Chatting for an hour with a friendly Greek monk about his decades of life in Athos was absolutely the highlight of the visit. He did admit though, that there was a pretty significant schism on Athos between those monks who valued their role as hosts to foreign pilgrims, and those who see this as a crass incursion upon the spiritual sanctity of the mountain. His simple advice was for those monks to simply move to one of the unpopular sketes, which might explain why Nea Skiti monks seemed so affronted by our existence. While he obviously hoped we might one day convert to Orthodox Christianity, the monk (whose name I have upsettingly forgotten) seemed very open-minded and liberal with his ideas, claiming that everyone was welcome to visit Athos ‘even Muslims and Jews’. I didn’t thinking asking about atheists was a good idea, though. Ignoring that ‘everyone’ clearly excludes more than half the world’s population, this was a much friendlier tone than the man at the Ouranopolis Pilgrim’s Bureau who seemed reluctant to give us our diamonitirions because we didn’t seem ‘Christian’ enough.

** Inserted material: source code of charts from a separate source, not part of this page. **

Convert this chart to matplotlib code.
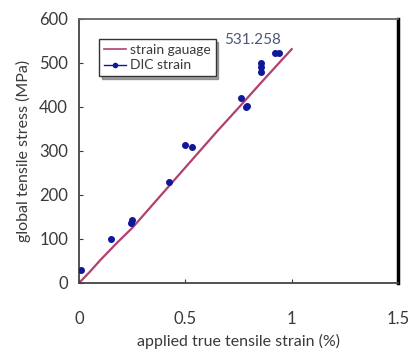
import matplotlib
matplotlib.use('Agg')
import matplotlib.pyplot as plt
from matplotlib.lines import Line2D

# strain gauge curve (applied true strain %, stress MPa)
gauge_strain = [0.0, 0.05, 0.1, 0.18, 0.25, 0.35, 0.45, 0.55, 0.65, 0.75, 0.85, 0.95, 1.0]
gauge_stress = [0, 25, 52, 92, 125, 180, 235, 290, 345, 398, 452, 505, 531.258]

# DIC strain points
dic_strain = [0.01, 0.15, 0.245, 0.25, 0.425, 0.50, 0.53, 0.76, 0.785, 0.79, 0.855, 0.855, 0.855, 0.92, 0.94]
dic_stress = [30, 100, 137, 143, 230, 314, 309, 420, 400, 403, 500, 490, 480, 522, 522]

peak_label = '531.258'

plt.rcParams['font.family'] = ['Lato', 'DejaVu Sans']
text_color = '#3a3a3a'

fig = plt.figure(figsize=(4.12, 3.51), dpi=100)
ax = fig.add_axes([0.192, 0.194, 0.774, 0.752])

ax.plot(gauge_strain, gauge_stress, color='#b04070', linewidth=1.6, zorder=2)
ax.plot(dic_strain, dic_stress, linestyle='none', marker='o', markersize=4,
        color='#10189a', zorder=3)

ax.text(0.68, 553, peak_label, fontsize=11, color='#4a5a78', va='center', ha='left')

ax.set_xlim(0, 1.5)
ax.set_ylim(0, 600)
ax.set_xticks([0, 0.5, 1, 1.5])
ax.set_xticklabels(['0', '0.5', '1', '1.5'])
ax.set_yticks([0, 100, 200, 300, 400, 500, 600])
ax.tick_params(axis='x', direction='in', length=3, pad=20, labelsize=12, colors=text_color)
ax.tick_params(axis='y', direction='in', length=3, pad=8, labelsize=12, colors=text_color)

for side in ['left', 'bottom']:
    ax.spines[side].set_color('#444444')
    ax.spines[side].set_linewidth(1.3)
ax.spines['top'].set_color('#666666')
ax.spines['top'].set_linewidth(1.3)
ax.spines['right'].set_color('black')
ax.spines['right'].set_linewidth(2.5)

ax.set_xlabel('applied true tensile strain (%)', fontsize=11.5, color=text_color, labelpad=5)
ax.set_ylabel('global tensile stress (MPa)', fontsize=11.5, color=text_color, labelpad=6)

handles = [Line2D([], [], color='#b04070', linewidth=1.2),
           Line2D([], [], color='#10189a', linewidth=1.0, marker='o', markersize=3)]
leg = ax.legend(handles, ['strain gauage', 'DIC strain'], loc='upper left',
                bbox_to_anchor=(0.04, 0.95), fontsize=10, frameon=True, fancybox=False,
                shadow=True, handlelength=1.6, handletextpad=0.3, borderpad=0.35,
                labelspacing=0.25)
leg.get_frame().set_edgecolor('#333333')
leg.get_frame().set_linewidth(1.0)
for t in leg.get_texts():
    t.set_color(text_color)

fig.savefig('out.png', dpi=100)
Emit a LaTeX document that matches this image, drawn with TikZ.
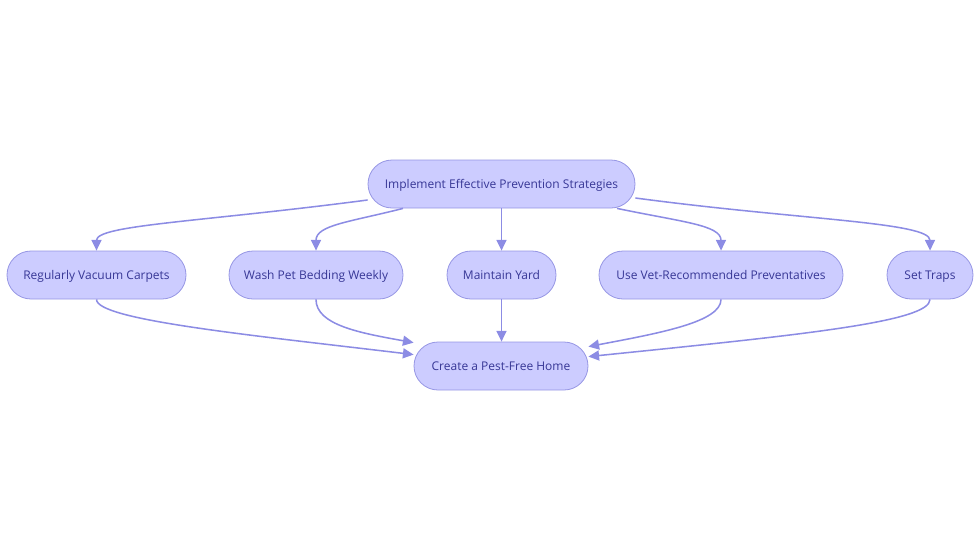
\documentclass[tikz,border=0pt]{standalone}
\usepackage{fontspec}
\setmainfont{Open Sans}
\usepackage{tikz}
\usetikzlibrary{arrows.meta,calc}
\definecolor{boxfill}{RGB}{204,204,255}
\definecolor{boxline}{RGB}{150,150,228}
\definecolor{edgeclr}{RGB}{140,140,228}
\definecolor{txtclr}{RGB}{55,55,150}
\tikzset{
  box/.style={rectangle, rounded corners=18pt, fill=boxfill, draw=boxline, line width=0.6pt,
    minimum height=36pt, inner sep=2pt, text height=8pt, text depth=1.8pt,
    text=txtclr, font=\fontsize{9}{11}\selectfont},
  ln/.style={draw=edgeclr, line width=1.15pt, -{Triangle[length=8pt,width=7.5pt]}},
  flowchart/.style={x=0.75pt, y=-0.75pt}
}
\begin{document}
\begin{tikzpicture}[flowchart]
  \useasboundingbox (0,0) rectangle (980,553);
  \node[box, minimum width=200.25pt] (top) at (501.5,184) {Implement Effective Prevention Strategies};
  \node[box, minimum width=134.25pt] (vac) at (96.5,275) {Regularly Vacuum Carpets};
  \node[box, minimum width=130.5pt] (wash) at (316,275) {Wash Pet Bedding Weekly};
  \node[box, minimum width=81.75pt] (yard) at (501.5,275) {Maintain Yard};
  \node[box, minimum width=183pt] (vet) at (721,275) {Use Vet-Recommended Preventatives};
  \node[box, minimum width=64.5pt] (traps) at (930,275) {Set Traps};
  \node[box, minimum width=130.5pt] (home) at (501,366) {Create a Pest-Free Home};
  \draw[ln] ($(top.west)+(0,16)$) .. controls (200,222) and (96.5,225) .. (vac.north);
  \draw[ln] ($(top.south)+(-98.5,0)$) .. controls (350,222) and (316,225) .. (wash.north);
  \draw[ln] (top.south) -- (yard.north);
  \draw[ln] ($(top.south)+(115.5,0)$) .. controls (682,222) and (721,225) .. (vet.north);
  \draw[ln] ($(top.east)+(0,14)$) .. controls (800,220) and (930,222) .. (traps.north);
  \draw[ln] (vac.south) .. controls (96.5,320) and (250,335) .. ($(home.north west)+(0,13)$);
  \draw[ln] (wash.south) .. controls (316,325) and (360,333) .. ($(home.north west)+(0,1)$);
  \draw[ln] (yard.south) -- (home.north -| yard.south);
  \draw[ln] (vet.south) .. controls (721,322) and (660,333) .. ($(home.north east)+(0,5)$);
  \draw[ln] (traps.south) .. controls (930,322) and (800,335) .. ($(home.north east)+(0,15)$);
\end{tikzpicture}
\end{document}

The monk was previously a financial advisor at a Greek corporation, and was happy to talk about economics and other issues outside of Athos, and was interested in our own lives and experiences.

While the hiking along the coast of Athos is indeed rather impressive, I feel that my visit would have been improved by focussing on visiting the monasteries as a cultural experience. Sleeping in a small room without dinner or breakfast being ignored by monks isn’t the best way to visit Athos.